Vittore Carpaccio tra devozione e collezionismo privato
Alla sua attività di pittore di storie Carpaccio affianca la realizzazione di opere di committenza e devozione privata. Della sua abilità di ritrattista, ispirata ad Antonello da Messina e ai fiamminghi e già evidente nei cicli di Sant’Orsola e di San Giorgio degli Schiavoni, è esemplare il Ritratto di cavaliere (Madrid, Museo Thyssen-Bornemisza, 1510), costruito interamente per simboli e certamente il primo a figura intera di tutta la pittura veneta.
Come pittore di soggetti devoti Carpaccio si mostra più a suo agio in dipinti di piccole dimensioni, quali la Meditazione sulla Passione di Cristo (New York, Metropolitan Museum, 1500 ca.) e l’Adorazione del Bambino con due donatori (Lisbona, Museo Calouste Gulbenkian, 1505); tuttavia anche nel genere delle pale d’altare non mancano opere di altissima qualità, come la Presentazione di Gesù al Tempio (Venezia, Gallerie dell’Accademia, 1510), dipinta per la chiesa di San Giobbe a Venezia a diretto confronto con la celebre Pala di San Giobbe di Giovanni Bellini, e I diecimila martiri del Monte Ararat (Venezia, Gallerie dell’Accademia, 1515) in cui l’artista pone, forse per l’ultima volta in modo così affascinante, il potere evocativo delle sue immagini al servizio delle istituzioni veneziane.

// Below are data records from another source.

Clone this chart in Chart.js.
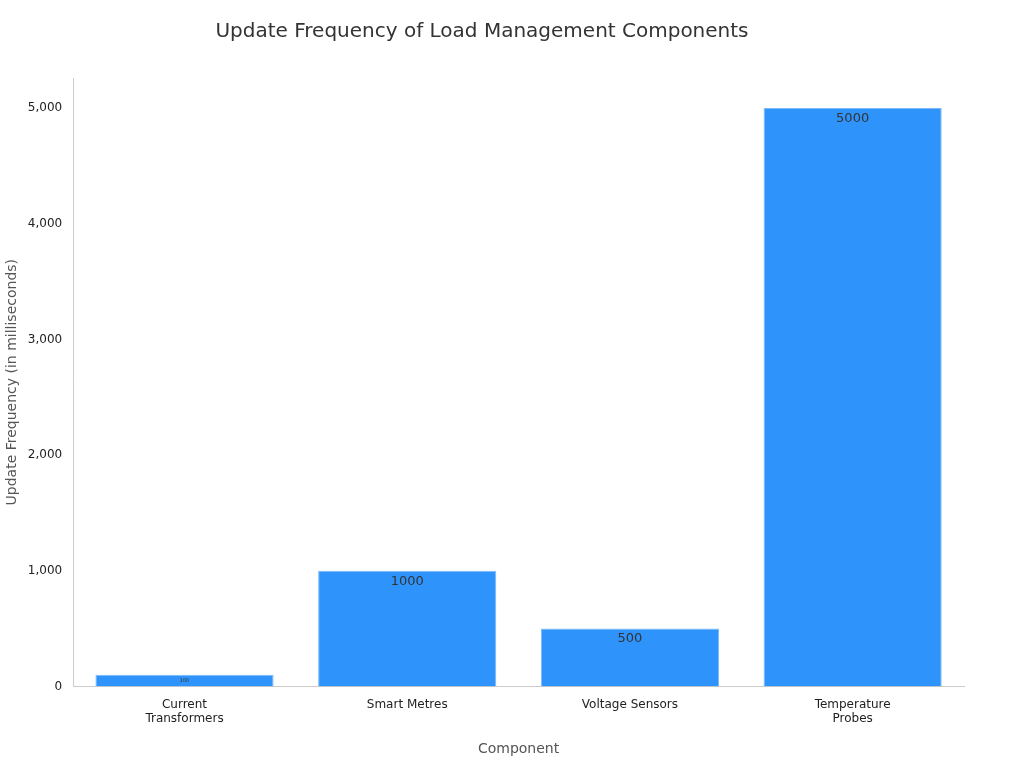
<!DOCTYPE html>
<html><head><meta charset="utf-8">
<script src="https://cdn.jsdelivr.net/npm/chart.js@4"></script>
<style>html,body{margin:0;background:#fff}#w{width:1024px;height:768px}</style>
</head><body><div id="w"><canvas id="c"></canvas></div>
<script>
const categories=[["Current","Transformers"],"Smart Metres","Voltage Sensors",["Temperature","Probes"]];
const values=[100,1000,500,5000];
const labelSizes=[5,13,13,13];
Chart.defaults.font.family="DejaVu Sans";
const barLabels={id:'bl',afterDatasetsDraw(ch){const ctx=ch.ctx;ch.getDatasetMeta(0).data.forEach((b,i)=>{ctx.save();ctx.fillStyle='#333';ctx.font=labelSizes[i]+'px DejaVu Sans';ctx.textAlign='center';ctx.textBaseline='top';ctx.fillText(String(values[i]),b.x,b.y+(i==0?3:4));ctx.restore();});}};
new Chart(document.getElementById('c'),{type:'bar',
data:{labels:categories,datasets:[{data:values,backgroundColor:'#2e93fa',borderColor:'#7bbcf8',borderWidth:1,categoryPercentage:1,barPercentage:0.8}]},
options:{responsive:true,maintainAspectRatio:false,animation:false,
layout:{padding:{top:10,right:60,left:0,bottom:6}},
plugins:{legend:{display:false},tooltip:{enabled:false},
title:{display:true,text:'Update Frequency of Load Management Components',color:'#333',font:{size:20,weight:'normal'},padding:{top:10,bottom:34}}},
scales:{
x:{grid:{display:false,drawTicks:true},border:{color:'#ccc'},ticks:{color:'#222',font:{size:12}},
title:{display:true,text:'Component',color:'#555',font:{size:14},padding:{top:12}}},
y:{min:0,max:5260,grid:{display:false},border:{color:'#ccc'},
afterBuildTicks(a){a.ticks=[0,1000,2000,3000,4000,5000].map(v=>({value:v}));},
ticks:{color:'#222',font:{size:12}},
title:{display:true,text:'Update Frequency (in milliseconds)',color:'#555',font:{size:14}}}}},
plugins:[barLabels]});
</script></body></html>
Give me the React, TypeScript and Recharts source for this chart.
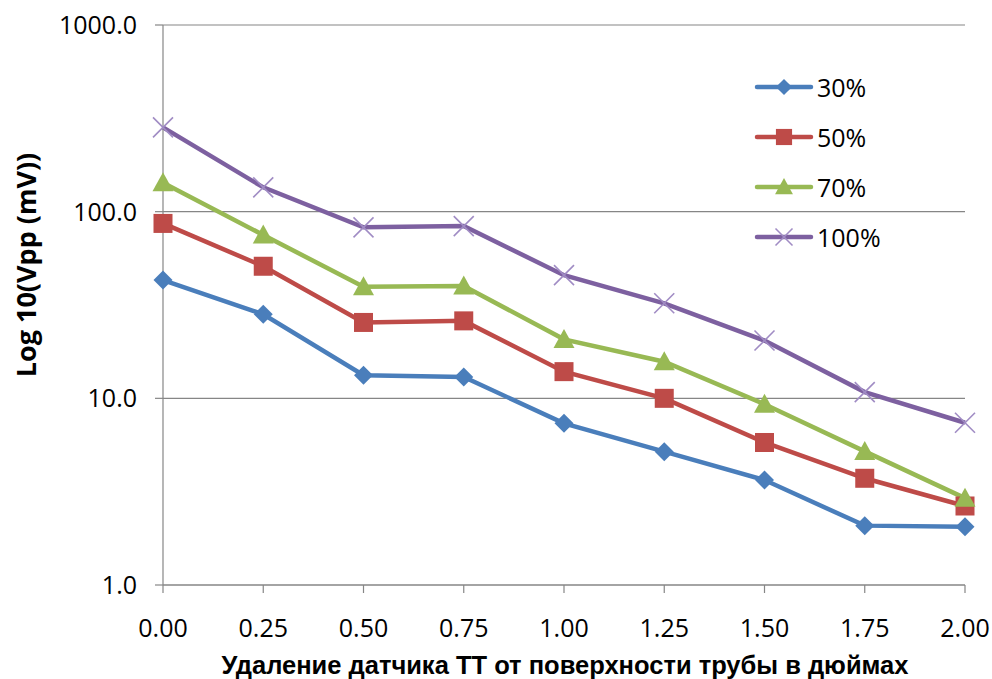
import React from "react";
import { LineChart, Line, XAxis, YAxis, CartesianGrid, Label } from "recharts";

const distances = [0, 0.25, 0.5, 0.75, 1.0, 1.25, 1.5, 1.75, 2.0];
const s30 = [43, 28.2, 13.3, 13.0, 7.35, 5.18, 3.65, 2.08, 2.05];
const s50 = [86.5, 51, 25.5, 26, 13.9, 10.0, 5.8, 3.73, 2.65];
const s70 = [143, 75, 39.6, 40, 20.7, 15.7, 9.3, 5.2, 2.92];
const s100 = [283, 135, 82.4, 83.7, 45.7, 32.3, 20.4, 10.8, 7.4];
const xTicks = [0, 0.25, 0.5, 0.75, 1.0, 1.25, 1.5, 1.75, 2.0];
const yTicks = [1, 10, 100, 1000];
const xTitle = "Удаление датчика ТТ от поверхности трубы в дюймах";
const yTitle = "Log 10(Vpp (mV))";

const data = distances.map((x, i) => ({
  x,
  s30: s30[i],
  s50: s50[i],
  s70: s70[i],
  s100: s100[i],
}));

type Shape = "diamond" | "square" | "triangle" | "x";

const series: { key: string; name: string; color: string; markColor: string; shape: Shape }[] = [
  { key: "s30", name: "30%", color: "#4A7EBB", markColor: "#4A7EBB", shape: "diamond" },
  { key: "s50", name: "50%", color: "#BE4B48", markColor: "#BE4B48", shape: "square" },
  { key: "s70", name: "70%", color: "#98B954", markColor: "#98B954", shape: "triangle" },
  { key: "s100", name: "100%", color: "#7D60A0", markColor: "#A08CC4", shape: "x" },
];

const FONT = "'Open Sans', sans-serif";

function Marker({ cx, cy, shape, color, s = 1 }: { cx: number; cy: number; shape: Shape; color: string; s?: number }) {
  if (shape === "diamond") {
    const r = 9.5 * s;
    return <path d={`M${cx},${cy - r}L${cx + r},${cy}L${cx},${cy + r}L${cx - r},${cy}Z`} fill={color} />;
  }
  if (shape === "square") {
    const r = 9.5 * s;
    return <rect x={cx - r} y={cy - r} width={2 * r} height={2 * r} fill={color} />;
  }
  if (shape === "triangle") {
    const w = 10.5 * s;
    const h = 19 * s;
    return <path d={`M${cx},${cy - h * 0.55}L${cx + w},${cy + h * 0.45}L${cx - w},${cy + h * 0.45}Z`} fill={color} />;
  }
  const r = 10 * s;
  return (
    <g stroke={color} strokeWidth={1.6}>
      <line x1={cx - r} y1={cy - r} x2={cx + r} y2={cy + r} />
      <line x1={cx - r} y1={cy + r} x2={cx + r} y2={cy - r} />
    </g>
  );
}

function LegendBox() {
  return (
    <div style={{ position: "absolute", left: 754, top: 62, fontFamily: FONT, fontSize: 25, color: "#000" }}>
      {series.map((s) => (
        <div key={s.key} style={{ display: "flex", alignItems: "center", height: 50 }}>
          <svg width={63} height={24} style={{ display: "block" }}>
            <line x1={3} y1={12} x2={57} y2={12} stroke={s.color} strokeWidth={4.5} strokeLinecap="round" />
            <Marker cx={30} cy={12} shape={s.shape} color={s.markColor} s={0.85} />
          </svg>
          <span style={{ lineHeight: "24px" }}>{s.name}</span>
        </div>
      ))}
    </div>
  );
}

export default function App() {
  return (
    <div style={{ position: "absolute", left: 0, top: 0, width: 992, height: 679, background: "#fff" }}>
      <LineChart width={992} height={679} data={data} margin={{ top: 25, right: 27, bottom: 0, left: 0 }}>
        <CartesianGrid vertical={false} stroke="#868686" strokeWidth={1.2} />
        <XAxis
          type="number"
          dataKey="x"
          domain={[0, 2]}
          ticks={xTicks}
          tickFormatter={(v: number) => v.toFixed(2)}
          stroke="#868686"
          strokeWidth={1.2}
          tickSize={8}
          tickMargin={26}
          tick={{ fill: "#000", fontFamily: FONT, fontSize: 25 }}
          height={94}
        >
          <Label
            content={() => (
              <text x={565} y={665} textAnchor="middle" dominantBaseline="central" fontFamily="'Liberation Sans', Arial, sans-serif" fontWeight="bold" fontSize={25.5} fill="#000">
                {xTitle}
              </text>
            )}
          />
        </XAxis>
        <YAxis
          scale="log"
          domain={[1, 1000]}
          ticks={yTicks}
          allowDataOverflow
          tickFormatter={(v: number) => v.toFixed(1)}
          stroke="#868686"
          strokeWidth={1.2}
          tickSize={8}
          tickMargin={18}
          width={163}
          tick={{ fill: "#000", fontFamily: FONT, fontSize: 25 }}
        >
          <Label
            content={() => (
              <text x={25} y={265} transform="rotate(-90 25 265)" textAnchor="middle" dominantBaseline="central" fontFamily={FONT} fontWeight="bold" fontSize={27} fill="#000">
                {yTitle}
              </text>
            )}
          />
        </YAxis>
        {series.map((s) => (
          <Line
            key={s.key}
            dataKey={s.key}
            name={s.name}
            stroke={s.color}
            strokeWidth={4.5}
            isAnimationActive={false}
            dot={(p: any) => (
              <Marker key={`${s.key}-${p.index}`} cx={p.cx} cy={p.cy} shape={s.shape} color={s.markColor} />
            )}
            activeDot={false}
          />
        ))}
      </LineChart>
      <LegendBox />
    </div>
  );
}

Nel secondo decennio del Cinquecento l’arte veneziana appare ormai orientata verso le nuove conquiste della pittura tonale di Giorgione e del giovane Tiziano: alla rigida composizione prospettica quattrocentesca si sostituisce una naturale armonia, fino ad allora mai raggiunta, tra sfondo e figure, ottenuta mediante delicati passaggi chiaroscurali tra diversi toni di colore.
L’incapacità di adattarsi al nuovo corso costringe Carpaccio a lasciare Venezia per l’Istria dove – aiutato dai figli Bartolomeo e Pietro, che porteranno avanti lo stile del padre – continuerà la produzione di dipinti e pale d’altare, costruite seguendo il tradizionale schema quattrocentesco e caratterizzate dalla ripetizione di soluzioni già sperimentate.
L’ultima opera datata di Carpaccio risale al 1522 e precede di pochi anni la scomparsa dell’artista, avvenuta entro il giugno del 1526.